那個夏天,軍在烈日下奔忙著,打理他在保險公司的工作,維持自己的生存,帥氣的臉也曬得有些偏黑了。

軍忙碌之餘,偶爾會想起到我公寓小坐片刻。喝杯茶,聊聊天,享受一會兒清閑,然後借本書離去。後來,軍曾在他的同學處小住了一段,我步行下樓,就可找他聊天,他還了書,再借一本。

夏末,軍流露出去大學讀書的念頭,我陪他一起到南門附近找房子。在參差不齊的民居群落中穿梭,一沉默的老者打開家門,順著蜿蜒曲折、咯吱作響的扶梯登上頂層的閣樓。簡陋、逼仄,唯一的一麵窗戶,可以看見校園中學生匆忙的身影。

軍向外望著,我靜靜地看著軍,不由得想起了巴爾紮克在《高老頭》中所描繪的情景:拉斯蒂涅,同樣的二十三歲年齡,來自外省,在同樣的簡陋環境裏,以同樣熾熱的目光,注視著巴黎!

秋,軍領父命,赴大學深造。重返校園,攻讀計算機信息管理課程。軍邀請一同學和我幫他搬家,隨他來到大學區一民巷深處。

東牆外,安靜的小巷盡頭,右手一個櫥窗似的小屋,便是軍的新窩了。房間一米多寬,四米多長,一床一椅一衣櫥,十分狹小,但是鬧中取靜,幹淨整潔,軍頗為喜歡。

自此,軍蟄居於小屋,埋頭讀書,課餘仍兼職做著自己的保險工作,生活相當緊張而充實。一日,我去拜訪,見其床頭帖一字條,上書:人類因我的存在而顯得偉大!我拍拍他的肩膀,微笑著說:“好大的氣魄,努力吧!”

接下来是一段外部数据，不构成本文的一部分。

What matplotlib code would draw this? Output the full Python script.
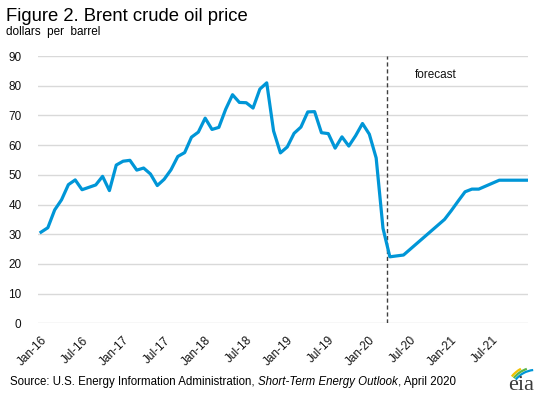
import matplotlib
matplotlib.use("Agg")
import matplotlib.pyplot as plt
from matplotlib.patches import Arc
import numpy as np
import pandas as pd

plt.rcParams['font.family'] = ['Liberation Sans', 'DejaVu Sans']

# monthly Brent spot price, dollars per barrel
months = pd.date_range("2016-01-01", "2021-12-01", freq="MS")
history = [30.7, 32.2, 38.2, 41.6, 46.7, 48.3, 45.0, 45.8, 46.6, 49.5, 44.7, 53.3,
           54.6, 54.9, 51.6, 52.3, 50.3, 46.4, 48.5, 51.7, 56.2, 57.5, 62.7, 64.4,
           69.1, 65.3, 66.0, 72.1, 77.0, 74.4, 74.3, 72.5, 78.9, 81.0, 64.8, 57.4,
           59.4, 64.0, 66.1, 71.2, 71.3, 64.2, 63.9, 59.0, 62.8, 59.7, 63.2, 67.3,
           63.7, 55.7, 32.0]
forecast = [22.4, 22.7, 23.0, 25.0, 27.0, 29.0, 31.0, 33.0, 35.0,
            38.0, 41.2, 44.3, 45.2, 45.2, 46.2, 47.2, 48.2, 48.2, 48.2, 48.2, 48.2]
yticks = list(range(0, 100, 10))

prices = history + forecast
x = np.arange(len(months))
tick_idx = x[::6]
tick_labels = [months[i].strftime("%b-%y") for i in tick_idx]

fig = plt.figure(figsize=(5.5, 3.98), dpi=100)
ax = fig.add_axes([0.0696, 0.1877, 0.8904, 0.6713])

ax.plot(x, prices, color="#0096d7", lw=2.3, solid_joinstyle="round", zorder=3)
ax.axvline(len(history) - 0.4, color="#404040", lw=1, ls=(0, (3, 2)), zorder=2)
ax.text(len(history) + 3.7, 83.6, "forecast", fontsize=8.5, va="center", color="#111111")

ax.set_xlim(-0.4, 71.2)
ax.set_ylim(0, 90)
ax.set_yticks(yticks)
ax.set_xticks(tick_idx)
ax.set_xticklabels(tick_labels, rotation=45, ha="right", va="top", rotation_mode="anchor")
ax.tick_params(axis="y", length=0, pad=12, labelsize=8.5, labelcolor="#111111")
ax.tick_params(axis="x", length=0, pad=8, labelsize=8.5, labelcolor="#111111")
ax.grid(axis="y", color="#d9d9d9", lw=1)
ax.set_axisbelow(True)
for s in ax.spines.values():
    s.set_visible(False)

fig.text(0.011, 0.948, "Figure 2. Brent crude oil price", fontsize=13.3, va="baseline")
fig.text(0.01, 0.912, "dollars  per  barrel", fontsize=8.5, va="baseline")

# source line with italic publication name
t1 = fig.text(0.018, 0.025, "Source: U.S. Energy Information Administration, ", fontsize=8.3,
              va="bottom")
t2 = ax.annotate("Short-Term Energy Outlook", xy=(1, 0), xycoords=t1, fontsize=8.3,
                 style="italic", va="bottom", ha="left", annotation_clip=False)
ax.annotate(", April 2020", xy=(1, 0), xycoords=t2, fontsize=8.3, va="bottom", ha="left",
            annotation_clip=False)

# eia logo
lax = fig.add_axes([0.909, 0.0, 0.082, 0.108])
lax.set_xlim(0, 1)
lax.set_ylim(0, 1)
lax.axis("off")
lax.text(0.46, 0.19, "eia", family="Liberation Serif", fontsize=16, ha="center",
         va="baseline", color="#3a3a3a")
for r, col, t1a in [(31, "#f2c200", 118), (28.5, "#5cb648", 108), (26, "#0096d7", 96)]:
    lax.add_patch(Arc((0.80, 0.05), 2 * r / 45, 2 * r / 43, theta1=t1a, theta2=140,
                      color=col, lw=1.6))

fig.savefig("out.png", dpi=100)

嚴寒的冬季,由於同屋對電視突然萌生的熱情,不堪其吵,我也在外自租了一間小屋。夜,漫步在冰冷的長街,我深深體會了軍在外獨住的甘苦,“像一縷清煙,去把寒冷的天空找尋!”

也正是在此之前,我介紹我的另一個朋友,楓,與軍相識。不久後,我過生日那天,軍送了我一本書:《智慧論》。扉頁上是他清秀的筆跡,後來浪跡天涯,此書而今安在?